In an unnamed section of 1970s Johannesburg, a cheerful, inquisitive schoolboy named Sharky stares transfixedly at a billboard poster promoting the screening of the Burt Lancaster film, Valdez is Coming at a local theater. Living under the custody and supervision of his grandmother after his parents were forcibly uprooted and relocated to distant parts of Johannesburg during the implementation of apartheid segregation, young Sharky’s childhood, nevertheless, retains a semblance of normalcy in spite of the political turmoil surrounding his country: an idyllic childhood filled with doting affection, playground misadventures, and curious bewilderment (in particular, from an eccentric relative whose ambition is to pass for a white person and, perhaps implicitly, avoid the mandated segregation). Unable to raise enough money to watch the film first-hand, he instead buys admission into the narrated installments of the story that his friends re-enact nightly around a bonfire. However, when his grandmother unexpectedly falls ill, Sharky ends up missing the end of the film. Filmmaker Dumisani Phakathi presents an understated and evocative quotidian portrait of life in 1970s apartheid-era segregation in Waiting for Valdez.

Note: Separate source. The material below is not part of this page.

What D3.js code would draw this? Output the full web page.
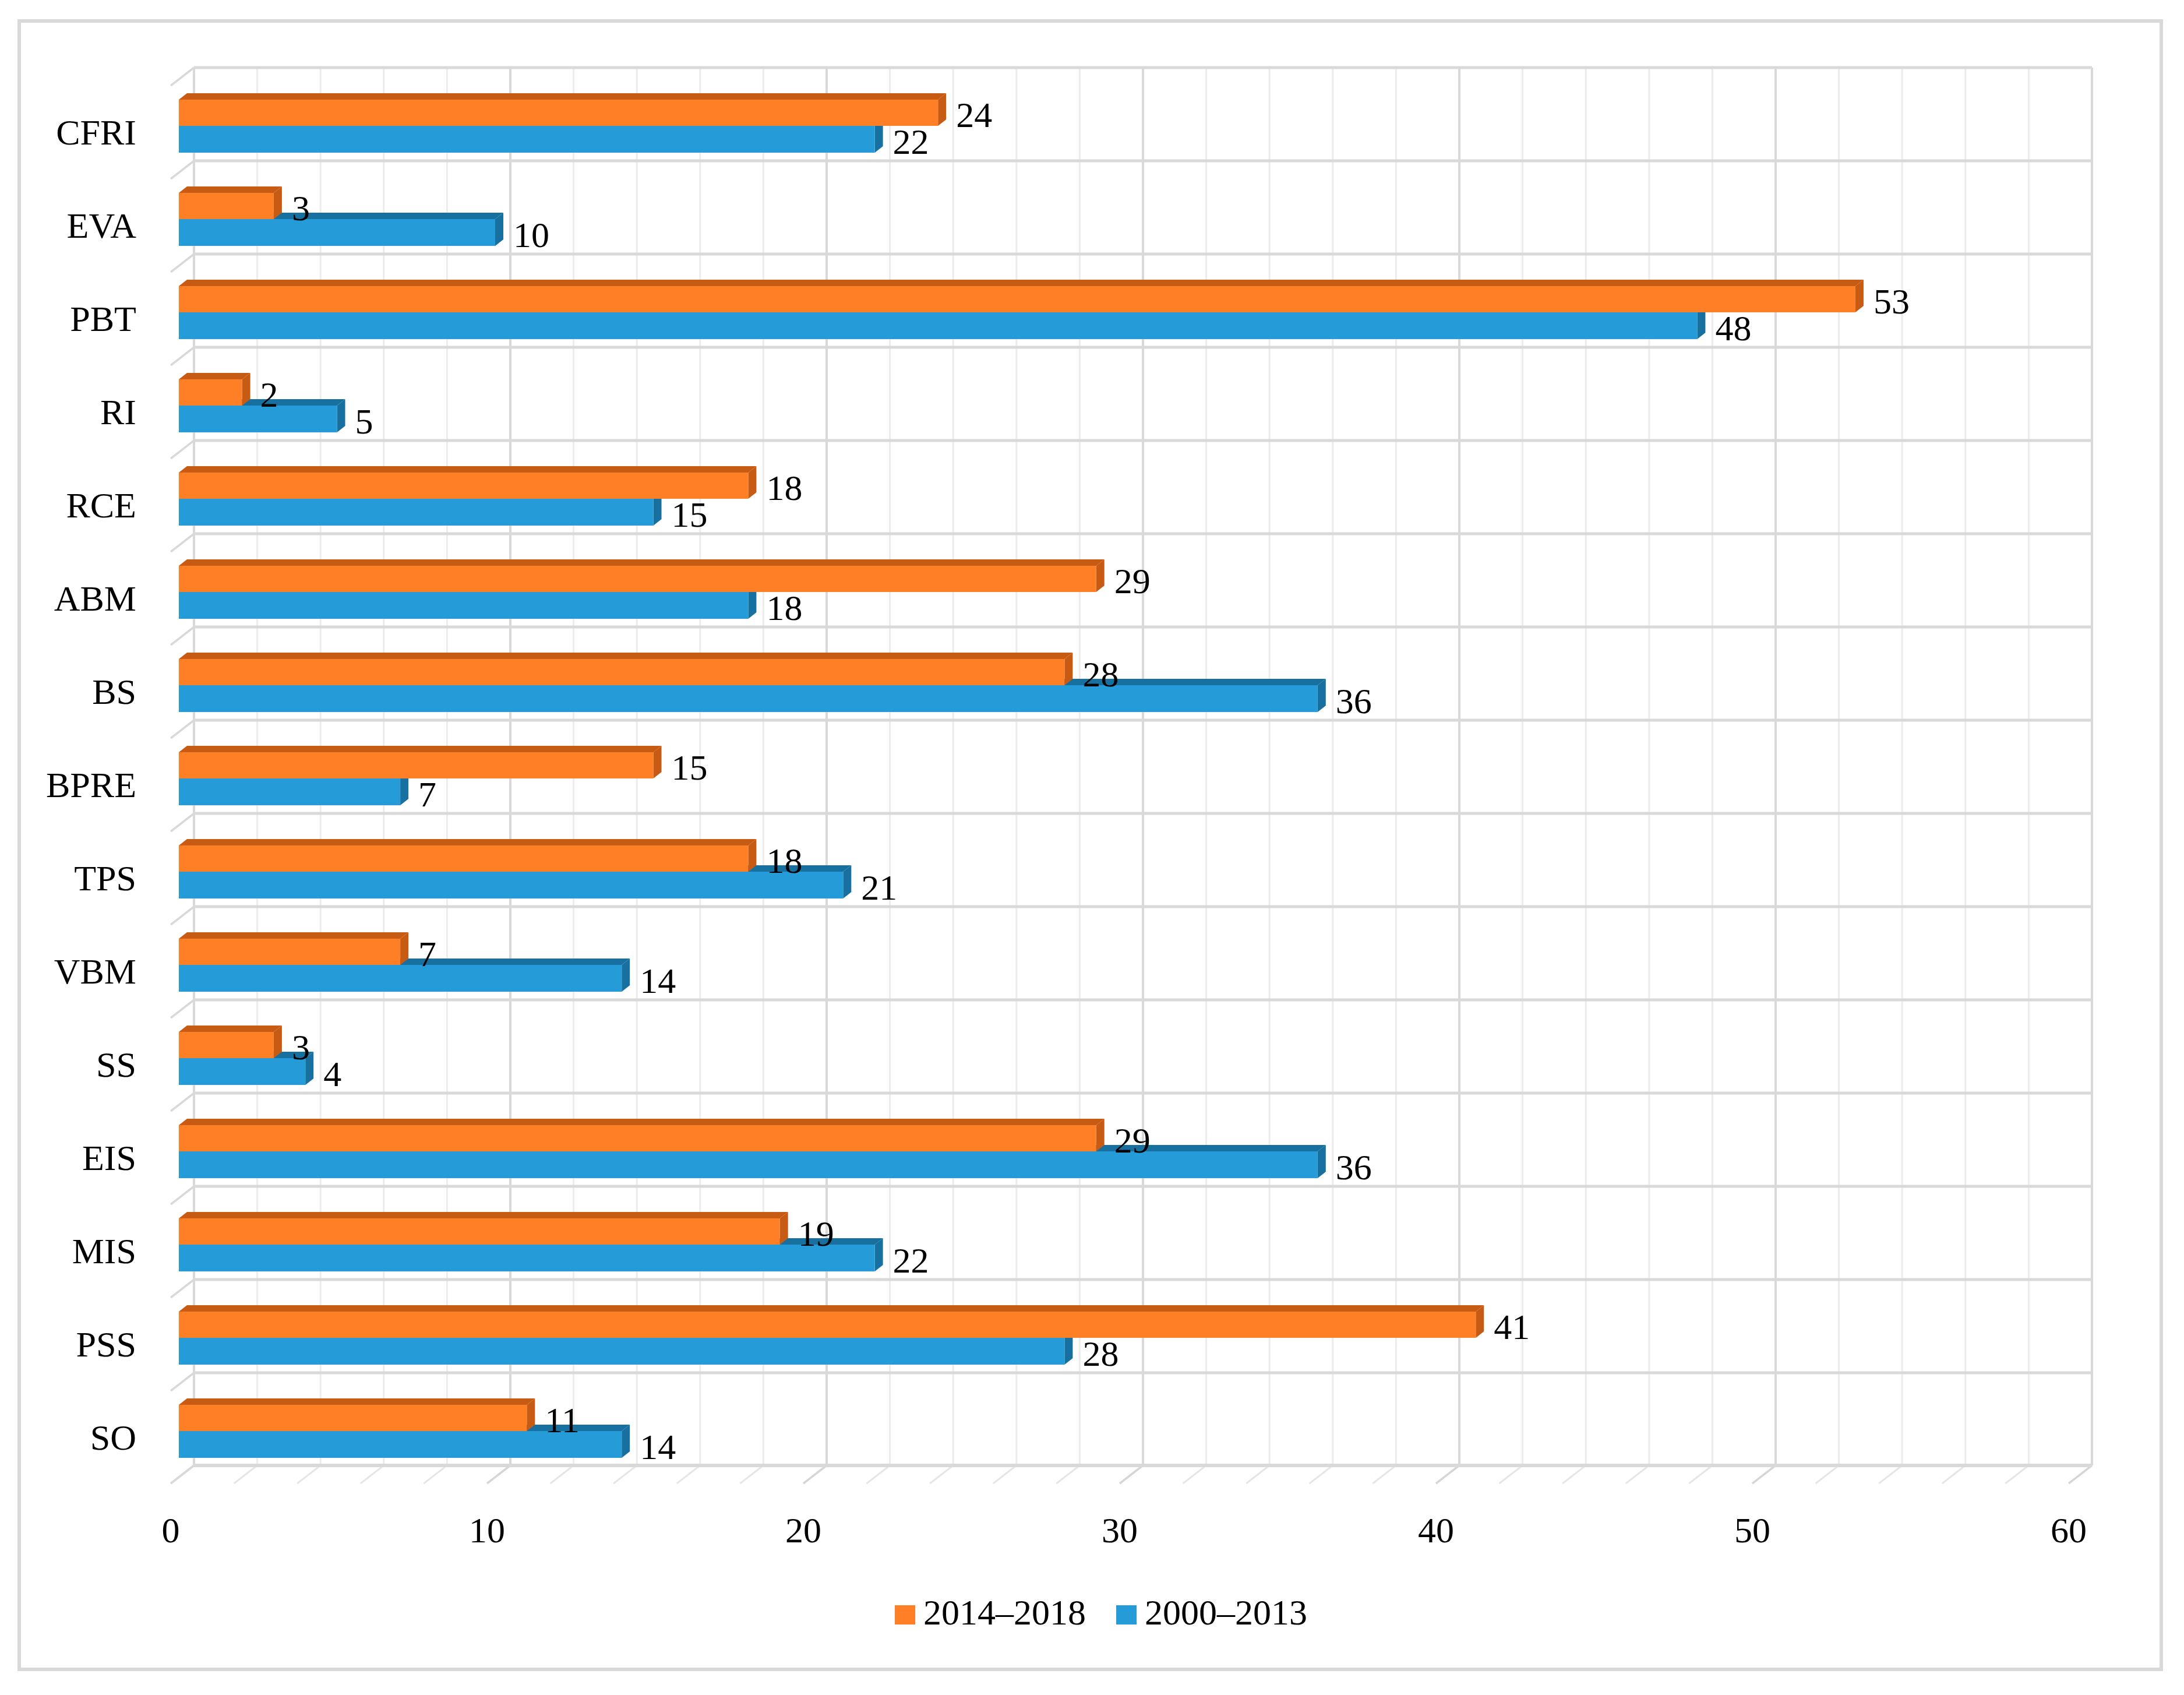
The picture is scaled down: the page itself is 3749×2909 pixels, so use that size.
<!DOCTYPE html>
<html>
<head>
<meta charset="utf-8">
<script src="https://cdn.jsdelivr.net/npm/d3@7"></script>
<style>
  html, body { margin: 0; padding: 0; background: #ffffff; }
  svg { display: block; }
  text { font-family: "Palatino Linotype", "Book Antiqua", Palatino, "Liberation Serif", "DejaVu Serif", serif; fill: #000; }
</style>
</head>
<body>
<svg id="chart" width="3749" height="2909"></svg>
<script>
// ---- data ----
const categories = ["CFRI", "EVA", "PBT", "RI", "RCE", "ABM", "BS", "BPRE", "TPS", "VBM", "SS", "EIS", "MIS", "PSS", "SO"];
const seriesNames = ["2014\u20132018", "2000\u20132013"];
const values2014_2018 = [24, 3, 53, 2, 18, 29, 28, 15, 18, 7, 3, 29, 19, 41, 11];
const values2000_2013 = [22, 10, 48, 5, 15, 18, 36, 7, 21, 14, 4, 36, 22, 28, 14];
const xTicks = [0, 10, 20, 30, 40, 50, 60];
const minorStep = 2;

// ---- layout ----
const W = 3749, H = 2909;
const svg = d3.select("#chart");
const FONT = 62;

const colors = {
  orange: "#FE7F26", orangeDark: "#C75B14",
  blue: "#259BD8", blueDark: "#17709F"
};

const domain = [0, 60];
const xBack = d3.scaleLinear().domain(domain).range([333, 3591]);
const xBar = d3.scaleLinear().domain(domain).range([307, 3565]);
const xFloorFront = d3.scaleLinear().domain(domain).range([293, 3551]);
const yBand = d3.scaleBand().domain(categories).range([116, 2516]).padding(0);

const wallDepth = { dx: -40, dy: 31 };
const barDepth = { dx: 14, dy: -11 };

// outer border
svg.append("rect")
  .attr("x", 33).attr("y", 36).attr("width", 3677).attr("height", 2829)
  .attr("fill", "#fff").attr("stroke", "#d9d9d9").attr("stroke-width", 6);

const grid = svg.append("g");
const floorY = yBand.range()[1] - 1;
const topY = yBand.range()[0];

// minor vertical gridlines on back wall
const minorVals = d3.range(domain[0], domain[1] + 0.001, minorStep).filter(v => v % 10 !== 0);
grid.selectAll("line.minor").data(minorVals).join("line")
  .attr("x1", d => xBack(d)).attr("x2", d => xBack(d))
  .attr("y1", topY).attr("y2", floorY)
  .attr("stroke", "#ececec").attr("stroke-width", 3);
// floor minor diagonals
grid.selectAll("line.fminor").data(minorVals).join("line")
  .attr("x1", d => xBack(d)).attr("y1", floorY)
  .attr("x2", d => xBack(d) + wallDepth.dx).attr("y2", floorY + wallDepth.dy)
  .attr("stroke", "#e6e6e6").attr("stroke-width", 3);

// major vertical gridlines
grid.selectAll("line.major").data(xTicks).join("line")
  .attr("x1", d => xBack(d)).attr("x2", d => xBack(d))
  .attr("y1", topY).attr("y2", floorY)
  .attr("stroke", "#d9d9d9").attr("stroke-width", 4);
grid.selectAll("line.fmajor").data(xTicks).join("line")
  .attr("x1", d => xBack(d)).attr("y1", floorY)
  .attr("x2", d => xBack(d) + wallDepth.dx).attr("y2", floorY + wallDepth.dy)
  .attr("stroke", "#d6d6d6").attr("stroke-width", 3.5);

// horizontal gridlines (category boundaries) + left wall diagonals
const hLines = categories.map(c => yBand(c)).concat([floorY]);
grid.selectAll("line.h").data(hLines).join("line")
  .attr("x1", xBack(domain[0])).attr("x2", xBack(domain[1]))
  .attr("y1", d => d).attr("y2", d => d)
  .attr("stroke", "#d9d9d9").attr("stroke-width", (d, i) => i === hLines.length - 1 ? 6 : 5);
grid.selectAll("line.lw").data(hLines).join("line")
  .attr("x1", xBack(domain[0])).attr("y1", d => d)
  .attr("x2", xBack(domain[0]) + wallDepth.dx).attr("y2", d => d + wallDepth.dy)
  .attr("stroke", "#d9d9d9").attr("stroke-width", 3.5);

// ---- bars ----
const rows = categories.map((c, i) => ({ cat: c, a: values2014_2018[i], b: values2000_2013[i] }));
const ORANGE_TOP = 55, MID = 100, BLUE_BOT = 146;

function drawBar(g, x0, x1, yTop, yBot, front, dark) {
  const dx = barDepth.dx, dy = barDepth.dy;
  // top face
  g.append("path")
    .attr("d", `M${x0},${yTop} L${x0 + dx},${yTop + dy} L${x1 + dx},${yTop + dy} L${x1},${yTop} Z`)
    .attr("fill", dark);
  // side face
  g.append("path")
    .attr("d", `M${x1},${yTop} L${x1 + dx},${yTop + dy} L${x1 + dx},${yBot + dy} L${x1},${yBot} Z`)
    .attr("fill", dark);
  // front face
  g.append("rect")
    .attr("x", x0).attr("y", yTop).attr("width", Math.max(0, x1 - x0)).attr("height", yBot - yTop)
    .attr("fill", front);
}

const barsG = svg.append("g");
rows.forEach(r => {
  const y0 = yBand(r.cat);
  const g = barsG.append("g");
  drawBar(g, xBar(0), xBar(r.b), y0 + MID, y0 + BLUE_BOT, colors.blue, colors.blueDark);
  drawBar(g, xBar(0), xBar(r.a), y0 + ORANGE_TOP, y0 + MID, colors.orange, colors.orangeDark);
});

// data labels
const labelsG = svg.append("g").attr("font-size", FONT);
rows.forEach(r => {
  const y0 = yBand(r.cat);
  labelsG.append("text").attr("x", xBar(r.a) + 31).attr("y", y0 + 102).text(r.a);
  labelsG.append("text").attr("x", xBar(r.b) + 31).attr("y", y0 + 148).text(r.b);
});

// category labels
svg.append("g").attr("font-size", FONT).attr("text-anchor", "end")
  .selectAll("text").data(categories).join("text")
  .attr("x", 234).attr("y", d => yBand(d) + 132).text(d => d);

// x tick labels
svg.append("g").attr("font-size", FONT).attr("text-anchor", "middle")
  .selectAll("text").data(xTicks).join("text")
  .attr("x", d => xFloorFront(d)).attr("y", 2647).text(d => d);

// legend
const legend = svg.append("g").attr("font-size", FONT);
const legendItems = [
  { name: seriesNames[0], color: colors.orange, x: 1536 },
  { name: seriesNames[1], color: colors.blue, x: 1916 }
];
legendItems.forEach(it => {
  legend.append("rect").attr("x", it.x).attr("y", 2755).attr("width", 35).attr("height", 33).attr("fill", it.color);
  legend.append("text").attr("x", it.x + 49).attr("y", 2788).text(it.name);
});
</script>
</body>
</html>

Through the intrinsic correlation with Valdez is Coming – a film that, uncoincidentally, centers on a David and Goliath-styled retribution for a transgression that can never truly be set right – Phakathi presents Sharky’s truncated story as an allegory for the broader national struggle sweeping South Africa as the turmoil and uncertainty of the times is revealed within the context of human history to merely serve as a delayed moment of inevitable reckoning.